Monday, December 30, 2013

An Old Song, A New Song, The Magnificat, Benedictus

Hannah's Song of Thanksgiving

My heart exults in the Lord;
My horn is exalted in the Lord,
My mouth speaks boldly against my enemies,
Because I rejoice in Thy salvation.

There is no one holy like the Lord,
Indeed, there is no one besides Thee,
Nor is there any rock like our God.

Boast no more so very proudly,
Do not let the arrogance come out of your mouth;
For the Lord is a God of knowledge,
And with Him actions are weighed.

The bows of the mighty are shattered,
But the feeble grind on strength.

Those who were full hire themselves out for bread,
But those who were hungry cease to hunger.
Even the barren gives birth to seven,
But she who has many children languishes.

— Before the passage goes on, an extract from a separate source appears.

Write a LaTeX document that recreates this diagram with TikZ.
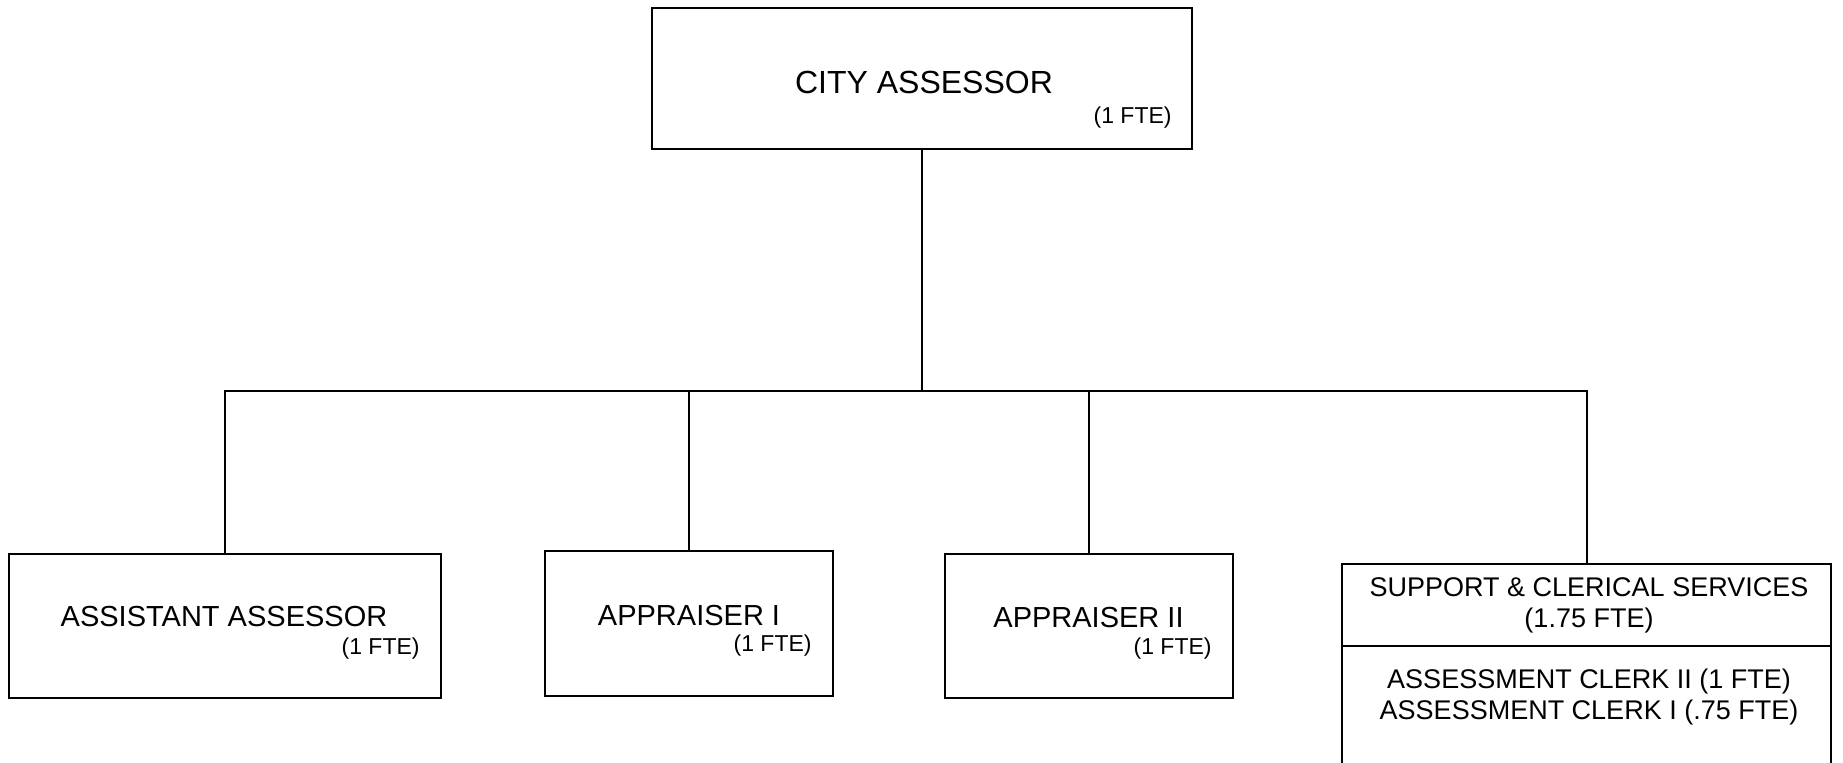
\documentclass[tikz,border=0pt]{standalone}
\usepackage{fontspec}
\setmainfont{Liberation Sans}
\begin{document}
\begin{tikzpicture}[x=0.5pt,y=-0.5pt,
  box/.style={draw=black,line width=1pt,rectangle,inner sep=0pt},
  conn/.style={draw=black,line width=1pt},
  big/.style={font=\fontsize{16}{19}\selectfont,inner sep=0pt},
  lbl/.style={font=\fontsize{14.5}{17}\selectfont,inner sep=0pt},
  fte/.style={font=\fontsize{11.5}{14}\selectfont,inner sep=0pt},
  lines/.style={font=\fontsize{13.5}{15.5}\selectfont,inner sep=0pt,align=center}]
\useasboundingbox (0,0) rectangle (1843,762);
% boxes
\node[box,minimum width=270pt,minimum height=70.5pt] (city) at (922,78.5) {};
\node[box,minimum width=216pt,minimum height=72pt] (asst) at (225,626) {};
\node[box,minimum width=144pt,minimum height=72.5pt] (app1) at (689,623.5) {};
\node[box,minimum width=144pt,minimum height=72pt] (app2) at (1089,626) {};
\node[box,minimum width=244.5pt,minimum height=110pt] (supp) at (1586.5,674) {};
% texts
\node[big] (tcity) at (924,82) {CITY ASSESSOR};
\node[fte,anchor=east] (fcity) at (1172,118) {(1 FTE)};
\node[lbl] (tasst) at (224,617) {ASSISTANT ASSESSOR};
\node[fte,anchor=east] (fasst) at (420,649) {(1 FTE)};
\node[lbl] (tapp1) at (689,616) {APPRAISER I};
\node[fte,anchor=east] (fapp1) at (812,646) {(1 FTE)};
\node[lbl] (tapp2) at (1088.5,618) {APPRAISER II};
\node[fte,anchor=east] (fapp2) at (1212,649) {(1 FTE)};
\node[lines] (tsupp) at (1589,605.5) {SUPPORT \& CLERICAL SERVICES\\(1.75 FTE)};
\node[lines] (tclerk) at (1589,697) {ASSESSMENT CLERK II (1 FTE)\\ASSESSMENT CLERK I (.75 FTE)};
\coordinate (dl) at (1342,646);
\coordinate (dr) at (1831,646);
\draw[conn] (dl) -- (dr);
% connectors
\coordinate (j) at (922,391);
\draw[conn] (city.south) -- (j);
\draw[conn] (asst.north) |- (j);
\draw[conn] (app1.north) |- (j);
\draw[conn] (app2.north) |- (j);
\draw[conn] (supp.north) |- (j);
\end{tikzpicture}
\end{document}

The Lord kills and makes alive;
He brings down to Sheol and raises up.

The Lord makes poor and rich;
He brings low, He also exalts.

He raises the poor from the dust,
He lifts the needy from the ash heap
To make them sit with nobles,
And inherit a seat of honor.

For the pillars of the earth are the Lord's,
And He set the world on them.

He keeps the feet of His godly ones,
But the wicked ones are silenced in darkness;
For not by might shall a man prevail.

Those who contend with the Lord will be shattered;
Against them He will thunder in the heavens.
The Lord will judge the ends of the earth;
And he will give strength to His king;
And will exalt the horn of His anointed.

A New Song

O sing to the Lord a new song,
For He has done wonderful things,
His right hand and His holy arm have gained the victory for Him.

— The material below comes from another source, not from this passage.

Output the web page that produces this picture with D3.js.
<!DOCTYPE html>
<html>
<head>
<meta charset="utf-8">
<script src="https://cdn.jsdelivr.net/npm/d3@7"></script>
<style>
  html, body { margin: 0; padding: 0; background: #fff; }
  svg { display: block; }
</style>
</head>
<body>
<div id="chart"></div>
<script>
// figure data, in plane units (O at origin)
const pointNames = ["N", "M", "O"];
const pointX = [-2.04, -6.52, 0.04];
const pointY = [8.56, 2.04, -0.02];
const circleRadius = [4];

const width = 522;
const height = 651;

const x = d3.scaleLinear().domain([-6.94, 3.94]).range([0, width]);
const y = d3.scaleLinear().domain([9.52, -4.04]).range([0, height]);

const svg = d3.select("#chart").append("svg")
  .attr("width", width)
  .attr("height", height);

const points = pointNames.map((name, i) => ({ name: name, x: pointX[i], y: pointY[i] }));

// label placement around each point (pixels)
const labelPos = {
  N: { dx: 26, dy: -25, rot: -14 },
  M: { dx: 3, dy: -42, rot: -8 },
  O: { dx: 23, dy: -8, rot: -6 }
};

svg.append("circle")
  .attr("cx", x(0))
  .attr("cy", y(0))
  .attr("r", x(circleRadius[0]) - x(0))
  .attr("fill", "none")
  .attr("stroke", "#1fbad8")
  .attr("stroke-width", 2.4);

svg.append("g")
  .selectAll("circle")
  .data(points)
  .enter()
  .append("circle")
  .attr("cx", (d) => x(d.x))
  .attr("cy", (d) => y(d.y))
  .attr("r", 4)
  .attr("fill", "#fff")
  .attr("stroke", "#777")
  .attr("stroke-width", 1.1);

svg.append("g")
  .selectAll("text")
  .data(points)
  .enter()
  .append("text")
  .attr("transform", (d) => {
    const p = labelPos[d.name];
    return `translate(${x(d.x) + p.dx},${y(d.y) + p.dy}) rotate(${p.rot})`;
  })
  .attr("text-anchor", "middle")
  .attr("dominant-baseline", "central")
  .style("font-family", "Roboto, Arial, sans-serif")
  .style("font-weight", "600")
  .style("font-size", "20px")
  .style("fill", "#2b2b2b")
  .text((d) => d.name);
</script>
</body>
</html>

The Lord has made known His salvation,
He has revealed His righteousness in the sight of the nations.

The Magnificat: Mary's Song of Praise

My soul exalts the Lord,
My spirit has rejoiced in God my Savior.

For He has had regard for the humble state of His bondslave;
For behold, from this time on all generations will count me blessed.

For the Mighty One has done great things for me;
And holy is His name.

And His Mercy is upon generation after generation
Toward those who fear Him.

He has done mighty deeds with His arms;
He has scattered those who were proud in the thoughts of their heart.

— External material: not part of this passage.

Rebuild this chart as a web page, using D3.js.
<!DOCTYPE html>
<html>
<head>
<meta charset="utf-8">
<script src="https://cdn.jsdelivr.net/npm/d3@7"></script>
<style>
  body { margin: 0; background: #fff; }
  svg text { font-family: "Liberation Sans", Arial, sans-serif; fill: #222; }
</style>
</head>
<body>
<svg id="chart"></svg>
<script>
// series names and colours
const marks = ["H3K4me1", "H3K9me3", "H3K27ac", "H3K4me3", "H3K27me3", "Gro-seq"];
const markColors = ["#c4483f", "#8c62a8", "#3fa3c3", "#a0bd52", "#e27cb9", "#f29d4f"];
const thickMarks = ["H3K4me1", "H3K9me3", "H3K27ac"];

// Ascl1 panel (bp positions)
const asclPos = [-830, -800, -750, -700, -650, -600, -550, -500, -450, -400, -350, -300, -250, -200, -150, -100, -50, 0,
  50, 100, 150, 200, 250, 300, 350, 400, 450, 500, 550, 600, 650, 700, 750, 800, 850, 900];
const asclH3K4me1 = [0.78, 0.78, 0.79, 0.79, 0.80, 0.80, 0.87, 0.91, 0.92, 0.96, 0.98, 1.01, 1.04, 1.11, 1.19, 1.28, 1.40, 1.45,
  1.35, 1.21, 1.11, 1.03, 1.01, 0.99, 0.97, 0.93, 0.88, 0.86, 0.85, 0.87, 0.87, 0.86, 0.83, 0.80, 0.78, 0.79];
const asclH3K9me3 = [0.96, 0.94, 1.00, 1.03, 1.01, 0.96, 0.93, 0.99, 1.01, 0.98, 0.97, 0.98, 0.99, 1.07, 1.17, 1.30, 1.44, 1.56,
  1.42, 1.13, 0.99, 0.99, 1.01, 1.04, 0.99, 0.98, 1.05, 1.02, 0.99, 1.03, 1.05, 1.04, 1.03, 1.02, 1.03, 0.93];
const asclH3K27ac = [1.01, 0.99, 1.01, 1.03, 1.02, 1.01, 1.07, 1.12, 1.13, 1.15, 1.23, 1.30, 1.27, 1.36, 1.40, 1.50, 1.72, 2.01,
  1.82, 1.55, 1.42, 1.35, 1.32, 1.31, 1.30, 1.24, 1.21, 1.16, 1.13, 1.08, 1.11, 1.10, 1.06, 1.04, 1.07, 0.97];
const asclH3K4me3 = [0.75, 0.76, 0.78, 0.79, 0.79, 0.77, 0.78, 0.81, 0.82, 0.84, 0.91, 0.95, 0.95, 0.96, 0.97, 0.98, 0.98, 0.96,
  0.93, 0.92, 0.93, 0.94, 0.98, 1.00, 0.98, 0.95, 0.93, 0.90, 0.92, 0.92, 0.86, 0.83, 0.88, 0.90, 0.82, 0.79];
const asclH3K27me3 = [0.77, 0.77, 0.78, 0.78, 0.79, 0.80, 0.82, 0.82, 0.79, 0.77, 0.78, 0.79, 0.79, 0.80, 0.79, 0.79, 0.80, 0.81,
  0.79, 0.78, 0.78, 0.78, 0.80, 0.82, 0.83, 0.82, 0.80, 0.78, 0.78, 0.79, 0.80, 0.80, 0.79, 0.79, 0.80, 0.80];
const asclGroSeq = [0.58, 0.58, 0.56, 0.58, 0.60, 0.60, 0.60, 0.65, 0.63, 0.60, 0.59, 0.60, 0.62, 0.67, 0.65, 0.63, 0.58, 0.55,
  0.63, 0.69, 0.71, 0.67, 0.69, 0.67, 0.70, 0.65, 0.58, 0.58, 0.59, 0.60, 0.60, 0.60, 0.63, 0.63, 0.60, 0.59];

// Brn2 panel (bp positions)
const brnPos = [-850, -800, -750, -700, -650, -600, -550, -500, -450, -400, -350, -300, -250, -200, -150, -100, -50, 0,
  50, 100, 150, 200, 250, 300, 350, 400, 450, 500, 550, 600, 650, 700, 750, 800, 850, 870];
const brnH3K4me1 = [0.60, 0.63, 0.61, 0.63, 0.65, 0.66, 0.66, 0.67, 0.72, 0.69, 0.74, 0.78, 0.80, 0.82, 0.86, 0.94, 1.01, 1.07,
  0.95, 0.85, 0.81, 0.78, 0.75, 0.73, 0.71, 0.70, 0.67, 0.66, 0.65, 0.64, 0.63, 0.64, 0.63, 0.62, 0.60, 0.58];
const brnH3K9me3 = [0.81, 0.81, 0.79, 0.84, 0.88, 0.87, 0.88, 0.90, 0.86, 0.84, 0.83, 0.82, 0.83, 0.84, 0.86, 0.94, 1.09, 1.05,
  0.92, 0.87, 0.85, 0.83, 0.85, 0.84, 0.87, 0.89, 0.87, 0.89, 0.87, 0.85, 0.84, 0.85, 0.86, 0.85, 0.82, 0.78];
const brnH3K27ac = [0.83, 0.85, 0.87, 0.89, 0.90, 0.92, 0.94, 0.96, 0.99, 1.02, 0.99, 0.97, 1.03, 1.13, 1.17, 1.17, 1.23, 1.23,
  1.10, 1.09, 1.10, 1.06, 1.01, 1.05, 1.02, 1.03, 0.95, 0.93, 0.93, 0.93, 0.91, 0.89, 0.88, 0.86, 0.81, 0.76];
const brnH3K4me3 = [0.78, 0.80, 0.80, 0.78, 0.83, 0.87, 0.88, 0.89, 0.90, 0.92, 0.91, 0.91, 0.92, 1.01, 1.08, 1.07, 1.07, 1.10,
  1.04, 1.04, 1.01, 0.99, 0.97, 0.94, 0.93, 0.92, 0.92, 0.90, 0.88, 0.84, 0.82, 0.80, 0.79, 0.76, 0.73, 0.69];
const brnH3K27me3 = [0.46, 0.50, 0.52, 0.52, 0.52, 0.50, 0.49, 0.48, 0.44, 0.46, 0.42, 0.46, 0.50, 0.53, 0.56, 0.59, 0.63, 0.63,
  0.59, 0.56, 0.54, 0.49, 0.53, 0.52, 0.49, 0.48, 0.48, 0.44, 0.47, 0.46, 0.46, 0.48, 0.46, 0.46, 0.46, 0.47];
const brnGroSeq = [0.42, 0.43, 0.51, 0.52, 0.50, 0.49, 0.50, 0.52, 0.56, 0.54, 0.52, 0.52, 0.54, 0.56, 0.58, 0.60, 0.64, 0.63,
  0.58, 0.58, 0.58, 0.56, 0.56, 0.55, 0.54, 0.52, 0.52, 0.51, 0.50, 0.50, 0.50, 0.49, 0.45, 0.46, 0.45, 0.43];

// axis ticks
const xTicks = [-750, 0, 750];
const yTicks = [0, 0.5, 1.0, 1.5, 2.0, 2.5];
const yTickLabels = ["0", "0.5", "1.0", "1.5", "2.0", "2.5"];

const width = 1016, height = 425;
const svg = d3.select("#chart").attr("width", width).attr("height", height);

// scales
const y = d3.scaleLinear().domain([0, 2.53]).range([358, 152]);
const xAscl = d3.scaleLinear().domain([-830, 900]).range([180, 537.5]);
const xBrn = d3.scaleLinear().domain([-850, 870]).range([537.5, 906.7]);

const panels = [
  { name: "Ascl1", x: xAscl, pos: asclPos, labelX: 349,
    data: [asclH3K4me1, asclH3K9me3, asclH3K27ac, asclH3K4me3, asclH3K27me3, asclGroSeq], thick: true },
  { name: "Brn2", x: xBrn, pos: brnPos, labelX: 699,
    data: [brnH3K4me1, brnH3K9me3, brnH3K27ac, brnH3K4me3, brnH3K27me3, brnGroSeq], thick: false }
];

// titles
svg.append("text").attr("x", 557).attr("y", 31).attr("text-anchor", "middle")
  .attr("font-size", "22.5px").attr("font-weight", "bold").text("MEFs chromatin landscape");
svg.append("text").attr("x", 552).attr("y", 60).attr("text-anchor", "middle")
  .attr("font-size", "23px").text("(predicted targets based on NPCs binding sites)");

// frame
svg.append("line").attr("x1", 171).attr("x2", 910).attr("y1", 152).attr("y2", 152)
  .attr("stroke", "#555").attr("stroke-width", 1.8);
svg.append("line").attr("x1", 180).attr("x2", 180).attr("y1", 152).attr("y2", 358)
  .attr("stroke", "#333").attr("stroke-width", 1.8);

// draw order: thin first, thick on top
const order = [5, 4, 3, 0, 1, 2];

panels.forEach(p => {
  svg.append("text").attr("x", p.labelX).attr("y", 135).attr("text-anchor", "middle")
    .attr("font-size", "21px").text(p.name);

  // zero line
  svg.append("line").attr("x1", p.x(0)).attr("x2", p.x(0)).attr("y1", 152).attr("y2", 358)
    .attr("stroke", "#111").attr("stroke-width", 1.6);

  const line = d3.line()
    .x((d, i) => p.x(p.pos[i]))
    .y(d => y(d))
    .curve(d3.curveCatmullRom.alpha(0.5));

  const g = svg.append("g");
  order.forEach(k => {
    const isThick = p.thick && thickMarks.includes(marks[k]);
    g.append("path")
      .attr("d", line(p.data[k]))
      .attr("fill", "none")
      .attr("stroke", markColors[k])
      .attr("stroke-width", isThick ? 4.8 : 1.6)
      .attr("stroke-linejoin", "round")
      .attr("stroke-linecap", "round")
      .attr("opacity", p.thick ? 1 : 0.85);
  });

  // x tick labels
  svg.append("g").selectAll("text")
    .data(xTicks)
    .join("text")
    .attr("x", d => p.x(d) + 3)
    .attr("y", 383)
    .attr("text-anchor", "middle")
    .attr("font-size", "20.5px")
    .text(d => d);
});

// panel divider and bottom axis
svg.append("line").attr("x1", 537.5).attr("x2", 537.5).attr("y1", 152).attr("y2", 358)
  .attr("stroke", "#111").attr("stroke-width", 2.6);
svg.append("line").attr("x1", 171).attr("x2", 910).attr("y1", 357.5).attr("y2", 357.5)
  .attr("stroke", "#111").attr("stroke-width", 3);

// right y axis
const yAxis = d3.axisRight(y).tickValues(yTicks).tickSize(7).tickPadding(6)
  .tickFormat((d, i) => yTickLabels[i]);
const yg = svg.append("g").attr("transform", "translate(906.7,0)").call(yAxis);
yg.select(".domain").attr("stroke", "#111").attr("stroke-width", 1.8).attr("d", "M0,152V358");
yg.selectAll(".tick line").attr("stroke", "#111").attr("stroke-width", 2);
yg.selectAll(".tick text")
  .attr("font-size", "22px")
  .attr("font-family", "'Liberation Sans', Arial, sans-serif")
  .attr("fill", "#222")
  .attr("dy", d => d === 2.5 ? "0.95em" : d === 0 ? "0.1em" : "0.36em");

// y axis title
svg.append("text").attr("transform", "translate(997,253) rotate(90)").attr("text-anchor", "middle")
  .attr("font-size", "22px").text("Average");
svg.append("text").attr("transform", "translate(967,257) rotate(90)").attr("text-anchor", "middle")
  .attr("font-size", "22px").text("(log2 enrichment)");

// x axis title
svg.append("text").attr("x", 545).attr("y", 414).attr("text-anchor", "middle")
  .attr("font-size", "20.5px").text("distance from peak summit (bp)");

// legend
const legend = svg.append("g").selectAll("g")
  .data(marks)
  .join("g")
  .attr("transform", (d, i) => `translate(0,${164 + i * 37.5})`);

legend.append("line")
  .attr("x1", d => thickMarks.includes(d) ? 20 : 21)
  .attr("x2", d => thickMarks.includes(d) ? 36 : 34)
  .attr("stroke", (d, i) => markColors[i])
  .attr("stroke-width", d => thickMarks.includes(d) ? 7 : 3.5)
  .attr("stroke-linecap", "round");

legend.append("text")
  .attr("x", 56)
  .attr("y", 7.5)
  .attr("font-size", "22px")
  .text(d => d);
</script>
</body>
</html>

He has brought down rulers from their thrones,
And has exalted those who were humble.

He has filled the hungry with good things;
And sent away the rich empty-handed.

He has given help to Israel His servant,
In remembrance of His mercy,
As He spoke to our fathers,
To Abraham and his offspring forever.

Benedictus: Zacharias's Song Of Praise

Blessed be the Lord God of Israel,
For he has visited us and accomplished redemption for His people,

And has raised up a horn of salvation for us
In the house of David His servant --
As He spoke by the mouth of His holy prophets from of old --
Salvation from our enemies and from the hand of all who hate us;
To show mercy toward our fathers,
And to remember His holy covenant,
The oath which He swore to Abraham our father,
To grant us that we, being delivered from the hand of our enemies,
Might serve Him without fear,
In holiness and righteousness before Him all our days.

And you, child, will be called the prophet of the Most High;
For you will go on before the Lord to prepare the ways;
To give to His people the knowledge of salvation
By forgiveness of their sins,
Because of the tender mercy of our God,
With which the Sunrise from on high shall visit us,
To shine upon those who sit in darkness and the shadow of death,
To guide our feet into the way of peace.

A question we need to face is the question of whether God intervenes in history and how God exercises His providence through government, civil society, and individuals.  This issue is universal in its quest, and not restricted to traditional Western societies, and what we commonly think of as democratic nations. These three songs, as well as David's song, all express confidence in God's exercise of providence in human history, even as they go well beyond that.

During the Christmas season, celebrated all over the earth, the Magnificat may seem to be the most familiar.  Yet, we may hear it in the music of Bach, and not really focus on the full expression of the content of Mary's song, as she recites, in a way, Hannah's song as she discovers her pregnancy with Samuel, as well as other passages from the Old Testament.  Or we might gloss over the song of Zacharias on the birth of his son, John, and fail to see the principles of God's sovereignty and covenant-making.  How easy it is in the midst of joy and celebration of the season to forget that there will be judgment some day, both on an individual and personal basis, as well as on a national basis.

Maybe I should just let the words of these songs speak for themselves!